Surgical knots are supposed to be strong. Whereas pyjama knots are known to loosen up a bit and things start to go down south, literally. Here an added misfortune is an awake patient which once again, is the anaesthesiologist’s fault.

surgical knot

Missing viscera

A dark room and a busy sonologist can interact in abnormal ways.  Partly it is the patient’s fault for having a tummy indistinguishable from a pillow cushion.  At least she is shrewd enough to point out the mistake else her visceral feelings would have been hurt, pretty deep.

obgyn

Hemoglobin values

How to identify a future surgeon early in medical school?  Well, this is one of the signs.  Viewing the patients in bits and pieces, rash decision making, general disdain for life… are some of the other signs.

hemoglobin

Cadaveric workshops

Real life is strange.  Things which seemed easier in workshops become so complicated and bloody in real life, partly because real patients bleed, unlike the lovely cadavers who lay still and never complain.  And the best part is cadavers don’t need Anaesthesia.

cadaver

Blame game

An important paradigm in surgical teaching is “How to play and win the blame game peri operatively?”  A proper blame should be plausible, believable, acceptable and reproducible.
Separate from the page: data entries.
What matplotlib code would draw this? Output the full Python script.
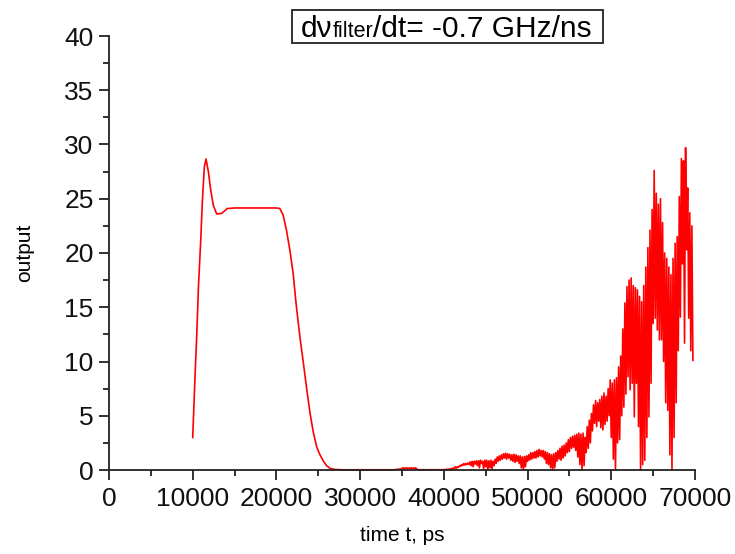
import numpy as np
import matplotlib
matplotlib.use("Agg")
import matplotlib.pyplot as plt
from matplotlib.transforms import IdentityTransform
from matplotlib.patches import Rectangle
from matplotlib.ticker import MultipleLocator

plt.rcParams['font.family'] = ['Liberation Sans', 'DejaVu Sans']

# ---- data ----
t_smooth = [10000, 10290, 10490, 10680, 10960, 11150, 11390, 11590, 11870, 12150,
            12460, 12860, 13460, 14130, 15000, 17000, 19000, 20000, 20400, 20800,
            21200, 21600, 22000, 22300, 22600, 22900, 23230, 23630, 24020, 24400,
            24820, 25200, 25620, 26000, 26400, 27000, 28000, 30000, 32000, 34000,
            34875]
y_smooth = [3.0, 8.9, 12.6, 16.8, 21.2, 24.7, 27.95, 28.66, 27.5, 25.8,
            24.4, 23.6, 23.65, 24.1, 24.15, 24.15, 24.15, 24.15, 24.1, 23.5,
            22.1, 20.3, 18.1, 15.7, 13.6, 11.7, 9.8, 7.4, 5.2, 3.5,
            2.1, 1.4, 0.8, 0.4, 0.15, 0.05, 0.02, 0.02, 0.02, 0.02,
            0.1]

noise_start = 35000
noise_step = 125
y_noise = [
    0.15, 0.2, 0.1, 0.2, 0.15, 0.2, 0.1, 0.2,
    0.15, 0.2, 0.1, 0.2, 0.15, 0.2, 0.1, 0.05,
    0.02, 0.03, 0.02, 0.02, 0.03, 0.02, 0.02, 0.03,
    0.02, 0.02, 0.03, 0.02, 0.02, 0.03, 0.02, 0.02,
    0.03, 0.02, 0.02, 0.03, 0.02, 0.02, 0.03, 0.02,
    0.02, 0.05, 0.02, 0.08, 0.03, 0.1, 0.05, 0.15,
    0.05, 0.2, 0.1, 0.3, 0.15, 0.3, 0.25, 0.4,
    0.35, 0.5, 0.4, 0.6, 0.45, 0.6, 0.5, 0.65,
    0.5, 0.75, 0.4, 0.8, 0.3, 0.8, 0.55, 0.85,
    0.4, 0.85, 0.2, 0.9, 0.6, 0.8, 0.1, 0.9,
    0.3, 0.9, 0.0, 0.85, 0.2, 0.9, 0.1, 0.8,
    0.4, 1.0, 0.6, 1.2, 0.8, 1.3, 0.9, 1.4,
    1.0, 1.5, 1.1, 1.55, 1.0, 1.5, 1.1, 1.45,
    0.9, 1.4, 0.8, 1.45, 0.7, 1.4, 0.8, 1.3,
    0.6, 1.3, 0.2, 1.2, 0.0, 1.25, 0.3, 1.3,
    0.8, 1.4, 0.9, 1.6, 1.0, 1.6, 1.1, 1.7,
    1.1, 1.8, 1.2, 1.9, 1.3, 1.8, 1.2, 1.8,
    1.0, 1.7, 0.6, 1.6, 0.5, 1.5, 0.2, 1.4,
    0.0, 1.5, 0.2, 1.6, 0.8, 1.8, 1.0, 2.0,
    0.9, 2.2, 1.1, 2.3, 1.3, 2.5, 1.6, 2.8,
    1.7, 3.0, 2.0, 3.1, 2.1, 3.2, 1.8, 3.3,
    1.2, 3.4, 0.5, 3.3, 0.0, 3.4, 0.4, 3.0,
    1.6, 4.0, 2.0, 4.6, 2.5, 5.2, 3.6, 6.0,
    4.3, 6.4, 4.0, 6.2, 4.5, 6.5, 3.9, 6.8,
    3.7, 7.1, 4.2, 6.8, 4.5, 7.5, 5.0, 8.3,
    3.0, 8.0, 1.0, 8.3, 0.0, 8.5, 2.5, 9.5,
    2.8, 10.5, 5.0, 13.0, 5.8, 15.4, 7.0, 16.9,
    8.6, 17.5, 7.4, 17.7, 8.0, 17.0, 4.9, 16.8,
    8.0, 16.6, 4.0, 16.0, 0.0, 15.5, 0.5, 17.0,
    0.9, 18.7, 3.0, 20.5, 4.9, 22.1, 8.0, 24.0,
    13.5, 27.6, 14.0, 25.5, 12.9, 24.5, 12.0, 25.0,
    12.0, 22.8, 10.0, 20.0, 6.2, 19.5, 5.5, 18.7,
    1.4, 18.0, 0.0, 19.5, 3.0, 20.9, 6.2, 21.5,
    11.0, 25.2, 14.1, 28.7, 19.0, 28.5, 11.7, 29.7,
    20.3, 26.0, 14.0, 23.7, 11.0, 22.5, 10.1,
]
t_noise = noise_start + noise_step * np.arange(len(y_noise))

t_all = np.concatenate([t_smooth, t_noise])
y_all = np.concatenate([y_smooth, y_noise])

x_ticks = [0, 10000, 20000, 30000, 40000, 50000, 60000, 70000]
y_ticks = [0, 5, 10, 15, 20, 25, 30, 35, 40]

# ---- figure ----
W, H = 735, 554
fig = plt.figure(figsize=(W / 100, H / 100), dpi=100)
ax = fig.add_axes([109 / W, (H - 470) / H, (695 - 109) / W, (470 - 36) / H])

ax.plot(t_all, y_all, color='#ff0000', lw=1.2, clip_on=False)

ax.set_xlim(0, 70000)
ax.set_ylim(0, 40)
ax.set_xticks(x_ticks)
ax.set_yticks(y_ticks)
ax.xaxis.set_minor_locator(MultipleLocator(5000))
ax.yaxis.set_minor_locator(MultipleLocator(2.5))
for s in ['top', 'right']:
    ax.spines[s].set_visible(False)
for s in ['left', 'bottom']:
    ax.spines[s].set_linewidth(1.3)
    ax.spines[s].set_color('#222222')
ax.tick_params(which='major', direction='out', length=7, width=1.3,
               labelsize=19, color='#222222', labelcolor='#111111')
ax.tick_params(which='minor', direction='out', length=4, width=1.3, color='#222222')
ax.tick_params(axis='x', which='major', pad=5)
ax.tick_params(axis='y', which='major', pad=4)

ax.set_xlabel('time t, ps', fontsize=15, labelpad=11)
ax.set_ylabel('output', fontsize=15, labelpad=22)

# ---- annotation box with mixed font sizes ----
fig.canvas.draw()
r = fig.canvas.get_renderer()
base_y = H - 37
x = 301
parts = [('dν', 21.5), ('filter', 15.5), ('/dt= -0.7 GHz/ns', 21.5)]
for s, fs in parts:
    t = fig.text(x, base_y, s, fontsize=fs, transform=IdentityTransform(),
                 va='baseline', ha='left', color='black')
    bb = t.get_window_extent(renderer=r)
    x = bb.x1
fig.patches.append(Rectangle((292, H - 43), 603 - 292, 33, transform=IdentityTransform(),
                             fill=False, edgecolor='#222222', lw=1.3, figure=fig))

fig.savefig('out.png', dpi=100)
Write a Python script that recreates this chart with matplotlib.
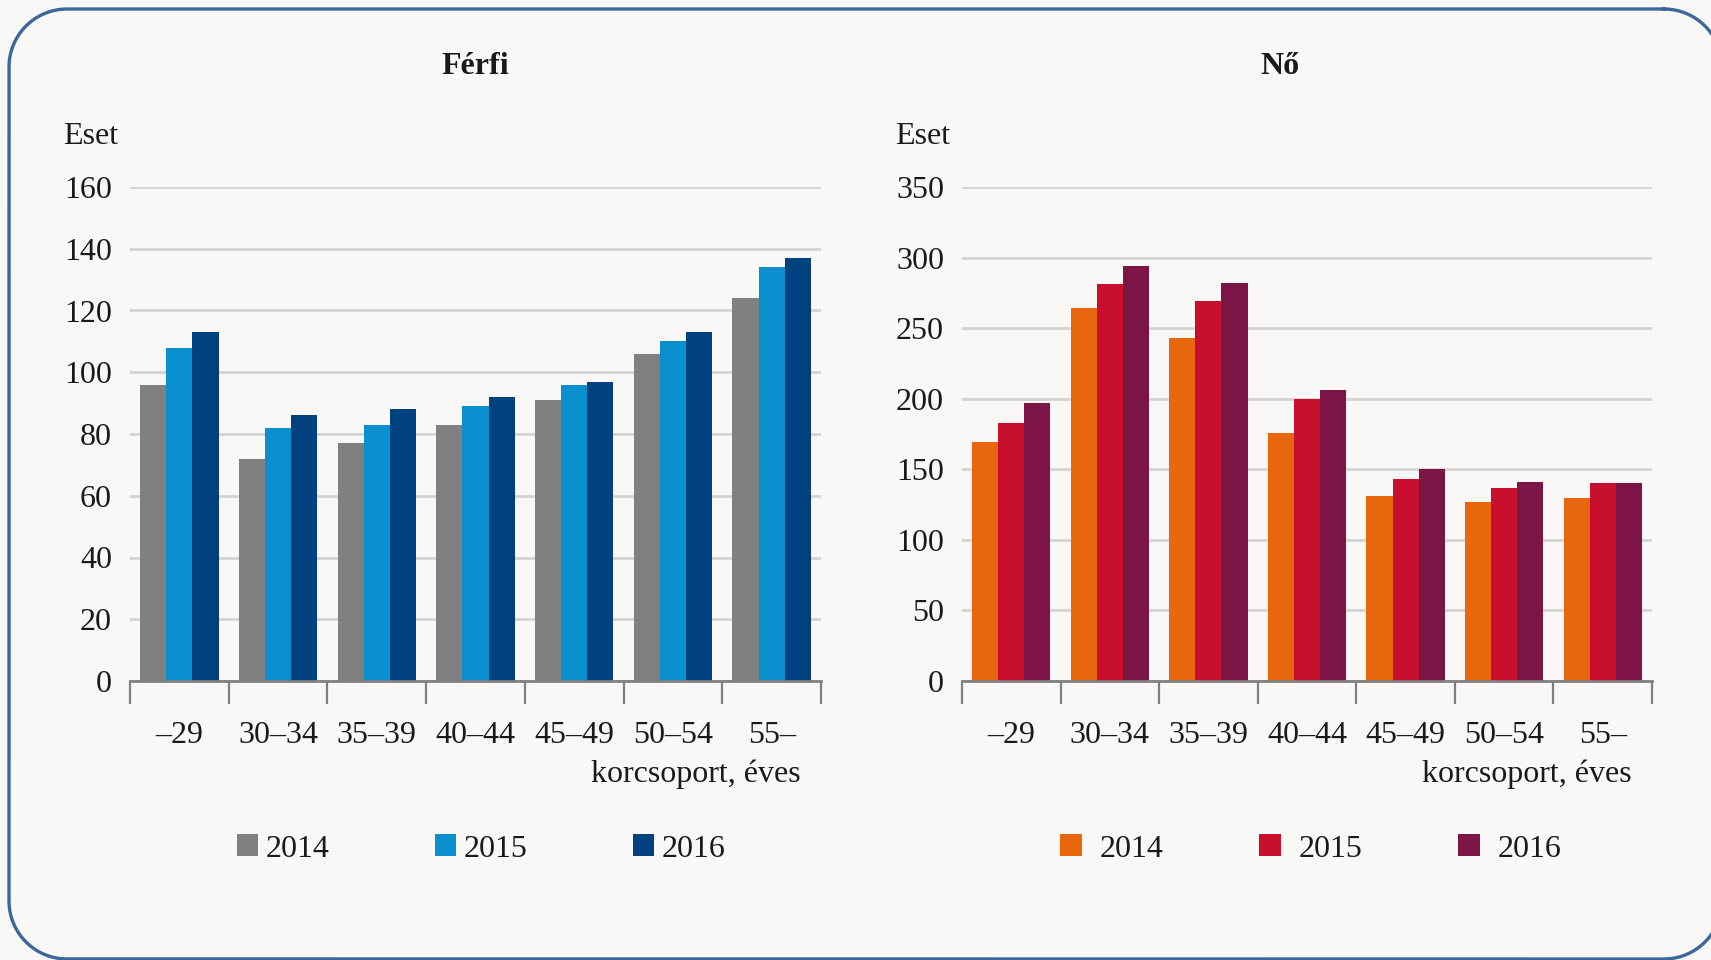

If played properly, it is easy to make the anaesthesiologist believe it is actually his fault the patient has adhesions in the abdomen.  Poor relaxation can cause adhesions and vessel injuries.

blame anesthesia

Weird intercom

Anaesthesiologists are known to work with old and outdated gadget, as nobody buys them new toys.  The surgeon was disappointed as the old intercom never works, only last week he got a weird shock from that device after pressing few buttons.  Still nobody had bothered to repair that.

defibrillator

Leaking Gases

Using high flow of anaesthetic agents and diverting the exhaled gases towards the surgeon helps in avoiding those unnecessary surgeries posted at the end of the list.  A low dose of nitrous can make a grumpy surgeon into a more tolerable creature.

leaking gas

Absorbed

Using rapidly absorbable sutures is risky at the hands of a meticulous surgeon who respects tissues and identifies every structure half a mile around the surgical field and takes time admiring the marvel of human anatomy and also explains them to his juniors, sometimes by phone.  They say we should not dwell in the past.  Time to put another set of sutures.

vicryl suture

Surgical time

Asking the surgeon to commit a time scale for the surgery will help the anaesthesiologist to give a mean look, once the limit exceeds and the surgeon demands better relaxation.  The validity of the formula to calculate the actual time based on the surgeon’s perceived duration is proven by several randomized trials, which unfortunately remain unpublished till date, as the peer review process is taking more time than anticipated.

surgical time

Funny Cells

All pathology reports should be correlated clinically.  Probably the patient has a funny condition, that’s why the cells are looking funny.  Other descriptions found in pathology reports include indeterminate cells, suspicious cells, strange cells, sad-looking cells, nothing-I-Know-about cells, and dead cells.